Under the Act, financial assistance will now be permitted subject to at least the following conditions:
- Articles: a company’s articles must allow financial assistance; they can also stipulate further conditions;
- Fair market conditions: financial assistance has to be provided under fair market conditions (especially regarding interest and security); in this respect, a qualified assessment of fair market conditions in light of adequate consideration (i.e. through an independent third party report) can be expected;
- Free funds: financial assistance can be practically provided only from free funds of the entity, as it cannot cause a decrease in equity below the paid registered capital increased by (reserve or other) funds that cannot be distributed among the shareholders under the articles or the law and decreased by the amount of unpaid registered capital;
- Creation of a special reserve fund to the extent of the provided financial assistance;
- Corporate resolutions/documents:
- Board report: the board has to submit a written report to the general meeting analysing the financial assistance, as required by law, covering the financial soundness of each party, the reasons, conditions, risks related to the financial assistance, and the price for acquiring the shares;
- Supervisory board report: in certain cases, a report from supervisory board is also required;
- Two-thirds majority approval of the shareholders at the general meeting: the approval has to be based on the boards’ report(s).
Corporate reports must be deposited with the Collection of Deeds maintained with the Commercial Register as soon as possible after the approval at the general meeting.
A failure to observe any of these conditions can result in the liability of the board members for not complying and even the invalidation of the transaction.

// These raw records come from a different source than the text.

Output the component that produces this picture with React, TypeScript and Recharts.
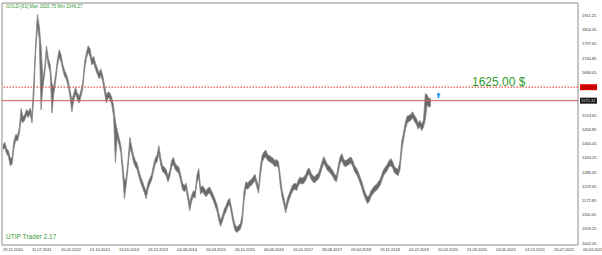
import React from 'react'
import { ComposedChart, Area, XAxis, YAxis, ReferenceLine, ReferenceArea, ReferenceDot } from 'recharts'

// daily gold, sampled every 2 weeks starting 29.11.2010
const START = Date.UTC(2010, 10, 29)
const STEP_DAYS = 14

const lows = [
  1376, 1384, 1360, 1348, 1312, 1318, 1380, 1414, 1410, 1440, 1492, 1484, 1494, 1515, 1504, 1520,
  1482, 1590, 1760, 1865, 1820, 1535, 1625, 1675, 1755, 1712, 1685, 1522, 1595, 1645, 1708, 1745,
  1728, 1694, 1668, 1655, 1628, 1585, 1527, 1572, 1598, 1578, 1562, 1588, 1618, 1695, 1738, 1764,
  1748, 1714, 1722, 1698, 1678, 1658, 1672, 1648, 1606, 1562, 1584, 1578, 1556, 1510, 1325, 1424,
  1396, 1364, 1280, 1180, 1236, 1305, 1380, 1362, 1326, 1308, 1296, 1268, 1243, 1223, 1203, 1180,
  1218, 1238, 1254, 1288, 1318, 1328, 1360, 1316, 1288, 1283, 1272, 1248, 1268, 1307, 1318, 1297,
  1288, 1282, 1252, 1218, 1208, 1218, 1176, 1132, 1168, 1188, 1183, 1245, 1265, 1198, 1208, 1198,
  1188, 1198, 1203, 1188, 1173, 1152, 1132, 1096, 1070, 1088, 1113, 1128, 1148, 1158, 1122, 1082,
  1054, 1046, 1052, 1060, 1086, 1170, 1222, 1218, 1228, 1233, 1243, 1253, 1228, 1202, 1270, 1326,
  1342, 1347, 1333, 1328, 1323, 1318, 1308, 1313, 1302, 1232, 1186, 1156, 1124, 1156, 1178, 1198,
  1213, 1218, 1213, 1233, 1243, 1238, 1243, 1253, 1273, 1278, 1258, 1248, 1243, 1253, 1258, 1277,
  1302, 1322, 1308, 1293, 1288, 1278, 1268, 1253, 1248, 1286, 1322, 1332, 1313, 1308, 1313, 1318,
  1323, 1308, 1288, 1278, 1263, 1243, 1222, 1197, 1178, 1162, 1168, 1188, 1198, 1208, 1213, 1223,
  1233, 1253, 1273, 1283, 1293, 1308, 1312, 1302, 1283, 1278, 1272, 1295, 1370, 1415, 1455, 1482,
  1488, 1493, 1503, 1488, 1478, 1458, 1468, 1452, 1466, 1495, 1555, 1545, 1550,
]

const highs = [
  1394, 1405, 1380, 1372, 1342, 1344, 1410, 1436, 1432, 1462, 1540, 1506, 1516, 1536, 1526, 1542,
  1515, 1650, 1800, 1915, 1870, 1790, 1655, 1705, 1790, 1740, 1715, 1640, 1625, 1675, 1735, 1775,
  1755, 1716, 1692, 1676, 1652, 1612, 1575, 1598, 1624, 1602, 1588, 1612, 1645, 1725, 1762, 1790,
  1778, 1738, 1748, 1722, 1702, 1682, 1698, 1672, 1634, 1594, 1606, 1602, 1584, 1552, 1490, 1455,
  1424, 1394, 1322, 1250, 1264, 1336, 1425, 1388, 1354, 1333, 1322, 1292, 1267, 1248, 1228, 1210,
  1244, 1262, 1277, 1313, 1342, 1354, 1392, 1344, 1312, 1307, 1297, 1272, 1292, 1333, 1345, 1322,
  1312, 1307, 1278, 1243, 1232, 1242, 1203, 1165, 1192, 1212, 1207, 1275, 1300, 1224, 1232, 1223,
  1212, 1222, 1227, 1212, 1197, 1178, 1158, 1124, 1094, 1112, 1137, 1152, 1172, 1182, 1148, 1108,
  1077, 1066, 1073, 1081, 1118, 1212, 1248, 1242, 1252, 1257, 1267, 1278, 1252, 1228, 1310, 1354,
  1368, 1374, 1357, 1352, 1347, 1342, 1332, 1337, 1328, 1270, 1214, 1184, 1148, 1184, 1202, 1222,
  1237, 1242, 1237, 1257, 1267, 1262, 1267, 1277, 1297, 1302, 1282, 1272, 1267, 1277, 1282, 1303,
  1328, 1348, 1332, 1317, 1312, 1302, 1292, 1277, 1272, 1314, 1348, 1360, 1337, 1332, 1337, 1342,
  1347, 1332, 1312, 1302, 1287, 1267, 1248, 1223, 1202, 1188, 1192, 1212, 1222, 1232, 1237, 1247,
  1257, 1277, 1297, 1307, 1317, 1332, 1340, 1328, 1307, 1302, 1298, 1330, 1410, 1445, 1485, 1510,
  1512, 1517, 1527, 1512, 1502, 1482, 1492, 1478, 1494, 1600, 1595, 1578, 1582,
]

const dateTicks = [
  '29.11.2010', '11.07.2011', '20.02.2012', '01.10.2012', '13.05.2013', '23.12.2013', '04.08.2014',
  '16.03.2015', '26.10.2015', '06.06.2016', '16.01.2017', '28.08.2017', '09.04.2018', '19.11.2018',
  '01.07.2019', '10.02.2020', '21.09.2020', '03.05.2021', '13.12.2021', '25.07.2022', '06.03.2023',
]

// 1627.25 and 1570.45 sit under the price tags, so they are left out
const priceTicks = [
  1002.45, 1059.25, 1116.05, 1172.85, 1229.65, 1286.45, 1343.25, 1400.05, 1456.85,
  1513.65, 1684.05, 1740.85, 1797.65, 1854.45, 1911.25,
]

const alertPrice = 1625.0
const currentPrice = 1571.32
const signalDay = 3364
const signalPrice = 1593

const X_DOMAIN = [-7.7, 4441.3]
const Y_DOMAIN = [995.7, 1960.8]

const toDay = (s: string) => {
  const [d, m, y] = s.split('.').map(Number)
  return Math.round((Date.UTC(y, m - 1, d) - START) / 86400000)
}
const tickDays = dateTicks.map(toDay)
const dayLabel = (day: number) => dateTicks[tickDays.indexOf(day)] ?? ''

const data = lows.map((lo, i) => ({ day: i * STEP_DAYS, range: [lo, highs[i]] }))

const FONT = '"Liberation Sans", Arial, sans-serif'

const DateTick = (props: any) => {
  const { x, y, payload } = props
  return (
    <text x={x} y={y + 6} fontSize={4} fontFamily={FONT} fill="#333" textAnchor="start">
      {dayLabel(payload.value)}
    </text>
  )
}

const PriceTag = (fill: string, color: string, text: string) => (props: any) => {
  const { viewBox } = props
  const x = viewBox.x + viewBox.width + 2
  const y = viewBox.y
  return (
    <g>
      <rect x={x} y={y - 3} width={17} height={6} fill={fill} />
      <text x={x + 1} y={y + 1.5} fontSize={4} fontFamily={FONT} fill={color}>
        {text}
      </text>
    </g>
  )
}

const Arrow = (props: any) => {
  const { cx, cy } = props
  return (
    <path
      d={`M${cx} ${cy - 3} L${cx + 2.2} ${cy} L${cx + 0.8} ${cy} L${cx + 0.8} ${cy + 3} L${cx - 0.8} ${cy + 3} L${cx - 0.8} ${cy} L${cx - 2.2} ${cy} Z`}
      fill="#1e90ff"
    />
  )
}

export default function App() {
  return (
    <div style={{ position: 'relative', width: 602, height: 255, background: '#fff' }}>
      <style>{'body{margin:0}'}</style>
      <ComposedChart width={602} height={255} data={data} margin={{ top: 3, right: 0, bottom: 0, left: 2 }}>
        <XAxis
          dataKey="day"
          type="number"
          domain={X_DOMAIN}
          ticks={tickDays}
          interval={0}
          height={10}
          axisLine={false}
          tickLine={false}
          tickSize={0}
          tickMargin={0}
          tick={<DateTick />}
          allowDataOverflow
        />
        <YAxis
          orientation="right"
          type="number"
          domain={Y_DOMAIN}
          ticks={priceTicks}
          interval={0}
          width={24}
          axisLine={false}
          tickLine={false}
          tickSize={0}
          tickMargin={4}
          tick={{ fontSize: 4, fill: '#333', fontFamily: FONT }}
          tickFormatter={(v: number) => v.toFixed(2)}
          allowDataOverflow
        />
        <Area
          dataKey="range"
          type="linear"
          stroke="#858585"
          strokeWidth={0.8}
          fill="#6a6a6a"
          fillOpacity={1}
          isAnimationActive={false}
          dot={false}
          activeDot={false}
        />
        <ReferenceArea
          x1={X_DOMAIN[0]}
          x2={X_DOMAIN[1]}
          y1={Y_DOMAIN[0]}
          y2={Y_DOMAIN[1]}
          fill="none"
          fillOpacity={0}
          stroke="#8c8c8c"
          strokeWidth={1}
          ifOverflow="visible"
        />
        <ReferenceLine
          y={alertPrice}
          stroke="#ef4f55"
          strokeWidth={1.2}
          strokeDasharray="1.5 1.5"
          label={PriceTag('#e00000', '#7a0000', '1625.00')}
        />
        <ReferenceLine
          y={currentPrice}
          stroke="#d65a5a"
          label={PriceTag('#1a1a1a', '#ddd', currentPrice.toFixed(2))}
        />
        <ReferenceDot x={signalDay} y={signalPrice} shape={<Arrow />} ifOverflow="visible" />
      </ComposedChart>
      <div
        style={{
          position: 'absolute',
          left: 6,
          top: 5,
          fontSize: 4.6,
          fontFamily: FONT,
          color: '#3a9a3a',
          whiteSpace: 'nowrap',
          lineHeight: 1,
        }}
      >
        GOLD-[91] Max 1920.75 Min 1046.27
      </div>
      <div
        style={{
          position: 'absolute',
          left: 6,
          top: 234,
          fontSize: 6.6,
          fontFamily: FONT,
          color: '#3a9a3a',
          whiteSpace: 'nowrap',
          lineHeight: 1,
        }}
      >
        UTIP Trader 2.17
      </div>
      <div
        style={{
          position: 'absolute',
          left: 472,
          top: 76,
          fontSize: 12,
          fontFamily: FONT,
          color: '#2e9a2e',
          whiteSpace: 'nowrap',
          lineHeight: 1,
        }}
      >
        1625.00 $
      </div>
    </div>
  )
}
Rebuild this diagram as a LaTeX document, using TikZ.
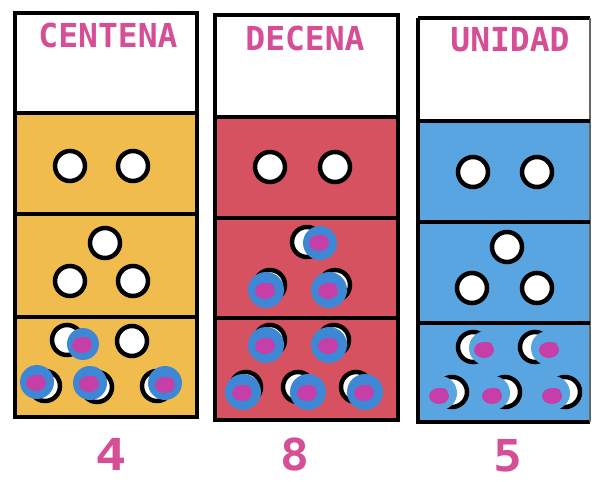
\documentclass[tikz,border=0pt]{standalone}
\usepackage{fontspec}
\usepackage{graphicx}
\newfontfamily\pixfont{DejaVu Sans Mono}
\definecolor{yellowbg}{RGB}{240,188,78}
\definecolor{redbg}{RGB}{214,82,96}
\definecolor{bluebg}{RGB}{88,165,225}
\definecolor{pinktxt}{RGB}{214,78,150}
\definecolor{blobblue}{RGB}{62,135,212}
\definecolor{blobmag}{RGB}{198,62,168}
\tikzset{
  dot/.style={circle, draw=black, line width=4.5pt, fill=white, minimum size=30pt, inner sep=0pt},
  frame/.style={draw=black, line width=4.5pt},
  head/.style={text=pinktxt, font=\pixfont\bfseries\fontsize{33}{33}\selectfont, inner sep=0pt},
  digit/.style={text=pinktxt, font=\pixfont\bfseries\fontsize{40}{40}\selectfont, inner sep=0pt}
}
% ring-coloured cover with magenta centre
\newcommand{\blobat}[6]{% x y ringcolour ringradius magx magy
  \fill[#3] (#1,#2) circle (#4);
  \fill[blobmag] (#5,#6) ellipse (10 and 8);
  \fill[blobmag] (#5+4,#6-3) circle (5);
}
\begin{document}
\begin{tikzpicture}[x=1pt,y=-1pt]
\useasboundingbox (0,0) rectangle (592,482);
\fill[white] (0,0) rectangle (592,482);
% ---------- column fills
\fill[white] (15,13) rectangle (197,113);
\fill[yellowbg] (15,113) rectangle (197,417);
\fill[white] (215,15) rectangle (398,117);
\fill[redbg] (215,117) rectangle (398,420);
\fill[white] (418,18) rectangle (590,121);
\fill[bluebg] (418,121) rectangle (590,422);
% ---------- headers
\node[head] (hc) at (108,35) {CENTENA};
\node[head] (hd) at (305,38) {DECENA};
\node[head] (hu) at (510,40) {UNIDAD};
% ---------- column 1 (centena)
\node[dot] (c11) at (70,166) {};
\node[dot] (c12) at (133,166) {};
\node[dot] (c21) at (105,243) {};
\node[dot] (c22) at (70,281) {};
\node[dot] (c23) at (133,281) {};
\node[dot] (c31) at (67,340) {};
\blobat{83}{344}{blobblue}{16}{82}{345}
\node[dot] (c32) at (132,341) {};
\node[dot] (c33) at (45,386) {};
\blobat{37}{382}{blobblue}{17}{36}{383}
\node[dot] (c34) at (97,387) {};
\blobat{90}{383}{blobblue}{17}{89}{384}
\node[dot] (c35) at (157,386) {};
\blobat{165}{383}{blobblue}{17}{165}{385}
% ---------- column 2 (decena)
\node[dot] (d11) at (270,167) {};
\node[dot] (d12) at (335,167) {};
\node[dot] (d21) at (307,242) {};
\blobat{320}{243}{blobblue}{17}{319}{243}
\node[dot] (d22) at (270,285) {};
\blobat{266}{290}{blobblue}{18}{265}{291}
\node[dot] (d23) at (335,285) {};
\blobat{329}{290}{blobblue}{18}{328}{291}
\node[dot] (d31) at (270,340) {};
\blobat{266}{345}{blobblue}{18}{265}{346}
\node[dot] (d32) at (334,340) {};
\blobat{329}{345}{blobblue}{18}{328}{346}
\node[dot] (d33) at (246,387) {};
\blobat{243}{392}{blobblue}{18}{242}{393}
\node[dot] (d34) at (298,387) {};
\blobat{308}{392}{blobblue}{18}{307}{393}
\node[dot] (d35) at (356,387) {};
\blobat{365}{392}{blobblue}{18}{364}{393}
% ---------- column 3 (unidad)
\node[dot] (u11) at (473,172) {};
\node[dot] (u12) at (537,172) {};
\node[dot] (u21) at (507,247) {};
\node[dot] (u22) at (472,288) {};
\node[dot] (u23) at (537,288) {};
\node[dot] (u31) at (473,347) {};
\blobat{486}{348}{bluebg}{17}{484}{350}
\node[dot] (u32) at (535,347) {};
\blobat{548}{348}{bluebg}{17}{549}{350}
\node[dot] (u33) at (452,392) {};
\blobat{440}{393}{bluebg}{17}{439}{396}
\node[dot] (u34) at (505,392) {};
\blobat{493}{393}{bluebg}{17}{492}{396}
\node[dot] (u35) at (565,392) {};
\blobat{553}{393}{bluebg}{17}{552}{396}
% ---------- frames
\draw[frame] (15,13) rectangle (197,417);
\draw[frame] (15,113) -- (197,113);
\draw[frame] (15,214) -- (197,214);
\draw[frame] (15,317) -- (197,317);
\draw[frame] (215,15) rectangle (398,420);
\draw[frame] (215,117) -- (398,117);
\draw[frame] (215,218) -- (398,218);
\draw[frame] (215,318) -- (398,318);
\draw[frame] (418,18) -- (590,18);
\draw[frame] (418,18) -- (418,422) -- (590,422);
\draw[black!60, line width=1.5pt] (590,18) -- (590,422);
\draw[frame] (418,121) -- (590,121);
\draw[frame] (418,222) -- (590,222);
\draw[frame] (418,323) -- (590,323);
% ---------- digits
\node[digit] (n4) at (111,454) {\scalebox{1.3}[1.1]{4}};
\node[digit] (n8) at (295,454) {\scalebox{1.2}[1.1]{8}};
\node[digit] (n5) at (508,456) {\scalebox{1.2}[1.1]{5}};
\end{tikzpicture}
\end{document}
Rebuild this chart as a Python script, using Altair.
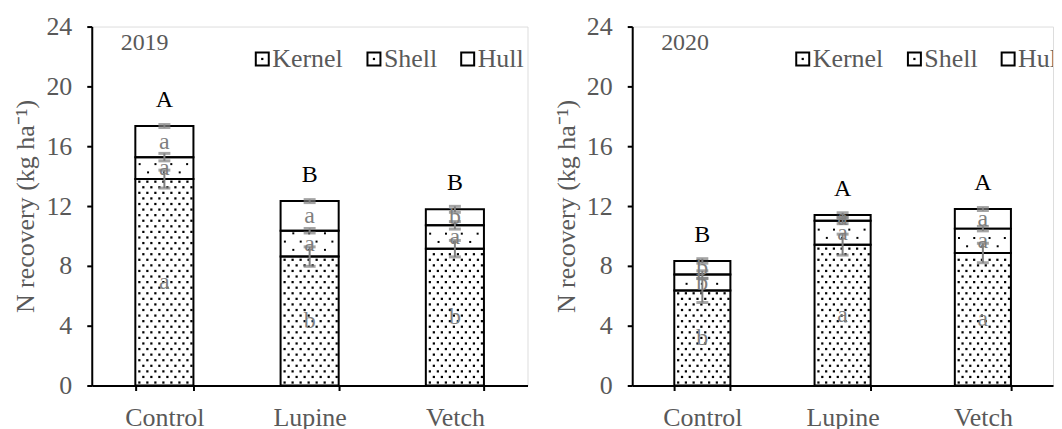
import altair as alt
import pandas as pd

# ---------------- data ----------------
TREATMENTS = ["Control", "Lupine", "Vetch"]
PARTS = ["Kernel", "Shell", "Hull"]

# 2019
kernel_2019 = [13.8, 8.62, 9.15]
shell_2019 = [1.47, 1.73, 1.56]
hull_2019 = [2.08, 1.98, 1.07]
kernel_err_2019 = [0.6, 0.65, 0.55]
shell_err_2019 = [0.25, 0.15, 0.25]
hull_err_2019 = [0.1, 0.1, 0.2]
kernel_let_2019 = ["a", "b", "b"]
shell_let_2019 = ["a", "a", "a"]
hull_let_2019 = ["a", "a", "b"]
total_let_2019 = ["A", "B", "B"]

# 2020
kernel_2020 = [6.35, 9.42, 8.86]
shell_2020 = [1.07, 1.6, 1.63]
hull_2020 = [0.91, 0.38, 1.31]
kernel_err_2020 = [0.8, 0.7, 0.65]
shell_err_2020 = [0.25, 0.2, 0.15]
hull_err_2020 = [0.15, 0.15, 0.1]
kernel_let_2020 = ["b", "a", "a"]
shell_let_2020 = ["b", "a", "a"]
hull_let_2020 = ["b", "a", "a"]
total_let_2020 = ["B", "A", "A"]

Y_TICKS = [0, 4, 8, 12, 16, 20, 24]
Y_TITLE = "N recovery (kg ha\u207b\u00b9)"

# ---------------- style ----------------
FONT = "Liberation Serif"
TEXT_GRAY = "#595959"
ERR_GRAY = "#7f7f7f"
H = 360
PAD_OUTER, PAD_INNER = 0.3, 0.6

# dotted fill textures (decoration; fractions of bar width and y-units)
KERNEL_TEX = dict(step=0.373, first=0.2, size=5,
                  cols=([(4 + 8 * j) / 58 for j in range(7)], [(8 + 8 * j) / 58 for j in range(7)]))
SHELL_TEX = dict(step=0.553, first=0.45, size=4,
                 cols=([(12.7 + 15.8 * j) / 58 for j in range(3)], [(4.3 + 15.8 * j) / 58 for j in range(4)]))


def seg_table(kernel, shell, hull, kerr, serr, herr, klet, slet, hlet):
    rows = []
    for i, t in enumerate(TREATMENTS):
        vals = [kernel[i], shell[i], hull[i]]
        errs = [kerr[i], serr[i], herr[i]]
        lets = [klet[i], slet[i], hlet[i]]
        base = 0.0
        for p, v, e, l in zip(PARTS, vals, errs, lets):
            rows.append(dict(idx=i, treatment=t, part=p, lo=base, hi=base + v, mid=base + v / 2,
                             elo=base + v - e, ehi=base + v + e, letter=l))
            base += v
    return pd.DataFrame(rows)


def tot_table(kernel, shell, hull, lets):
    return pd.DataFrame(dict(treatment=TREATMENTS,
                             total=[k + s + h for k, s, h in zip(kernel, shell, hull)],
                             letter=lets))


def texture(seg, part, tex):
    pts = []
    bar = 1 - PAD_INNER
    for _, r in seg[seg.part == part].iterrows():
        y = r.lo + tex["first"]
        k = 0
        while y < r.hi - 0.12:
            for f in tex["cols"][k % 2]:
                pts.append(dict(tx=r.idx + PAD_OUTER + bar * f, ty=y))
            y += tex["step"]
            k += 1
    return pd.DataFrame(pts)


def xenc():
    axis = alt.Axis(title=None, labelAngle=0, tickBand="extent", labelFont=FONT,
                    labelFontSize=26, labelColor=TEXT_GRAY, labelPadding=14,
                    tickSize=5, tickWidth=2, tickColor="black",
                    domainColor="black", domainWidth=2, grid=False)
    return alt.X("treatment:N", sort=TREATMENTS,
                 scale=alt.Scale(domain=TREATMENTS, paddingInner=PAD_INNER, paddingOuter=PAD_OUTER),
                 axis=axis)


def yenc(field):
    return alt.Y(field, scale=alt.Scale(domain=[0, 24], nice=False),
                 axis=alt.Axis(values=Y_TICKS, title=Y_TITLE, titleFont=FONT, titleFontSize=26,
                               titleFontWeight="normal", titleColor=TEXT_GRAY, titlePadding=7,
                               labelFont=FONT, labelFontSize=26, labelColor=TEXT_GRAY,
                               labelPadding=15, tickSize=5, tickWidth=2, tickColor="black",
                               domainColor="black", domainWidth=2, grid=False))


def panel(year_label, seg, tot, width):
    # texture dots, on their own continuous x scale matching the band layout
    dot_layers = []
    for part, tex in (("Kernel", KERNEL_TEX), ("Shell", SHELL_TEX)):
        dot_layers.append(
            alt.Chart(texture(seg, part, tex)).mark_square(
                size=tex["size"], color="black", opacity=1, strokeWidth=0
            ).encode(
                x=alt.X("tx:Q", scale=alt.Scale(domain=[0, 3], nice=False, zero=False), axis=None),
                y=yenc("ty:Q"),
            )
        )
    dots = alt.layer(*dot_layers)

    base = alt.Chart(seg)
    outline = base.mark_bar(fillOpacity=0, stroke="black", strokeWidth=2).encode(
        x=xenc(), y=yenc("lo:Q"), y2="hi:Q")
    err = base.mark_rule(color=ERR_GRAY, strokeWidth=2).encode(x=xenc(), y=yenc("elo:Q"), y2="ehi:Q")
    cap_lo = base.mark_tick(color=ERR_GRAY, thickness=3, size=12).encode(x=xenc(), y=yenc("elo:Q"))
    cap_hi = base.mark_tick(color=ERR_GRAY, thickness=3, size=12).encode(x=xenc(), y=yenc("ehi:Q"))
    letters = base.mark_text(font=FONT, fontSize=24, color=ERR_GRAY, baseline="middle").encode(
        x=xenc(), y=yenc("mid:Q"), text="letter:N")
    totals = alt.Chart(tot).mark_text(font=FONT, fontSize=24, color="black", baseline="middle", dy=-26).encode(
        x=xenc(), y=yenc("total:Q"), text="letter:N")
    main = [outline, err, cap_lo, cap_hi, letters, totals]

    one = alt.Chart(pd.DataFrame({"k": [0]}))
    main.append(one.mark_text(text=year_label, font=FONT, fontSize=24, color=TEXT_GRAY,
                              align="left", baseline="middle").encode(x=alt.value(29), y=alt.value(17)))
    leg_x = [171, 283, 377]
    for name, cx in zip(PARTS, leg_x):
        main.append(one.mark_square(size=169, fill="white", stroke="black", strokeWidth=2, opacity=1)
                    .encode(x=alt.value(cx), y=alt.value(32.5)))
        if name != "Hull":
            main.append(one.mark_square(size=5, color="black", opacity=1, strokeWidth=0)
                        .encode(x=alt.value(cx), y=alt.value(32.5)))
        main.append(one.mark_text(text=name, font=FONT, fontSize=26, color=TEXT_GRAY,
                                  align="left", baseline="middle", clip=True)
                    .encode(x=alt.value(cx + 10), y=alt.value(32.5)))
    main_layer = alt.layer(*main)
    return alt.layer(dots, main_layer).resolve_scale(x="independent").properties(width=width, height=H)


seg19 = seg_table(kernel_2019, shell_2019, hull_2019, kernel_err_2019, shell_err_2019, hull_err_2019,
                  kernel_let_2019, shell_let_2019, hull_let_2019)
seg20 = seg_table(kernel_2020, shell_2020, hull_2020, kernel_err_2020, shell_err_2020, hull_err_2020,
                  kernel_let_2020, shell_let_2020, hull_let_2020)
tot19 = tot_table(kernel_2019, shell_2019, hull_2019, total_let_2019)
tot20 = tot_table(kernel_2020, shell_2020, hull_2020, total_let_2020)

chart = alt.hconcat(panel("2019", seg19, tot19, 437), panel("2020", seg20, tot20, 422), spacing=24).properties(
    padding={"left": 4, "top": 4, "right": 0, "bottom": 0}
).configure_view(stroke=None).configure(font=FONT, background="white")

chart.save("out.html", embed_options={"renderer": "svg", "actions": False})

However, the obligation to create a special reserve fund has transpired to be very limiting in the Czech Republic, because only a few companies have sufficient free funds to create such reserve fund and keep it for the whole term while the financial assistance is provided. Therefore, financial assistance and white-wash are rarely used with joint-stock companies in practice in the Czech Republic, and a similar approach can be expected to be taken in Slovakia.
Since 2019, banks have been alerted of the related party issue in bank financing in Slovakia, when the courts qualified a bank as a related party to an insolvent borrower. More can be read here: Slovak case low qualifies banks as related parties in insolvencies (cms-lawnow.com)
To remove this risk, the Act introduced a special amendment to the Slovak Insolvency Act stating that the contractual provisions or legal rights of a creditor will not be considered managerial influence over the debtor if the purpose is to protect the rights or legal interest of the creditor regarding the financial services provided to the debtor, including the security. The creditor is entitled to monitor the debtor’s financial situation and take steps including the enforcement of the security. Compared to the findings of the courts, the creditor is not to be deemed as related to the debtor due to such proceedings: the creditor is solely interested in the repayment of its receivables and its managerial influence is thus limited to that purpose and duration.
The Act also intends to ensure better digitalisation and thus more transparency to all insolvency proceedings and processes. The new Insolvency Register includes several updates, such as:
- replacing the current Register of Debtors with more mandatory and standardised publicly available information, e.g. lists of all claims and bankruptcy assets and regular trustee reports;
- replacing the publication and delivery obligations currently performed through the Commercial Journal;
- containing both insolvency and liquidation data on entities; it will be sufficient to approach the new register to check the solvency and liquidation status of the borrower or other entities involved in financing.
The first two changes will take effect on 1 March 2024 with the new Insolvency Register to follow from 1 January 2025.